Préalable à l’adhésion à la communauté : jeter ses démons dans le puits. Médiocrité, autorité, argent, ego et intolérance s’y retrouveront. Ces démons resteront-ils dans le puits ou se vengeront-ils ? On ne le révélera pas et on laisse au spectateur le plaisir de la découverte. Malgré la bienveillance, et les préoccupations écologiques légitimes du groupe, l’adhésion au projet est difficile pour Maxime, l’urbain hyper stressé (« je ne vais pas aller m’enfermer dans un endroit où ils sont douze à s’extasier devant un radis » dit-il ainsi). Mais à force de temps et de persuasion, la greffe prend et les sceptiques semblent rejoindre l’utopie.
Chacun des comédiens ne joue pas : il incarne une partition qui semble avoir été écrite pour lui ou elle. Parmi la troupe fort talentueuse, on nous permettra toutefois de désigner nos préférés : on a remarqué Gloria, jouée par Claire Bouanich : d’abord discrète et effacée, elle se révélera un véritable tyran dévastateur. On a aussi aimé Jojo, à qui Bastien Chevrot prête sa silhouette filiforme et son regard magnétique. Sans oublier Sybille, la perchée au visage rond et souvent illuminé, qui veut « créer une barrière énergétique pour empêcher la création d’un carrefour market ».
Lors de la rencontre que la troupe organise en fin de spectacle autour d’un excellent gaspacho, on en aura la confirmation : l’écriture s’est faite en se basant sur les comédiens, leurs physiques et leurs personnalités. On comprend ainsi mieux le sentiment de naturel qui envahit le spectateur. Et c’est une grande réussite : le style est peaufiné et on relève ça et là de petites perles auxquelles on rit derrière son masque (« ils te bloquent sous l’aisselle de Michel dans le métro et dans le sac de
Micheline pour que tu finisses dans un 4X4 » ; « il faut remettre l’homme au centre, en même temps, c’est parce que l’homme est au centre qu’on en est là » : ce ne sont là que deux des saillies drolatiques de ce spectacle).

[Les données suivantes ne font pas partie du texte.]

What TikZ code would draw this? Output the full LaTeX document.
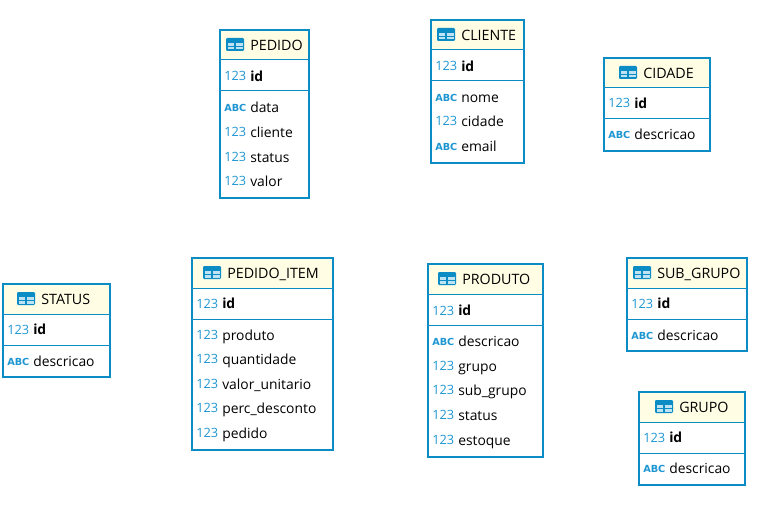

Car il faut le dire et le proclamer : Yourte est un spectacle souvent très drôle auquel on adhère presque dés l’entrée dans la salle. Jeu et écriture, chorégraphies, musique, lumière et dispositif scénique riche mais pas encombrant, tout concourt à la réussite de cette création sans concessions. Les deux autrices, marie-Pierre Nalbandian et Gabrielle Chalmont (qui signe aussi l’excellente mise en scène) ont su s’inscrire dans l’air du temps en offrant une critique douce amère de leur génération en fédérant un rire intergénérationnel. Un bon moyen de renouer avec le spectacle vivant, très vivant !!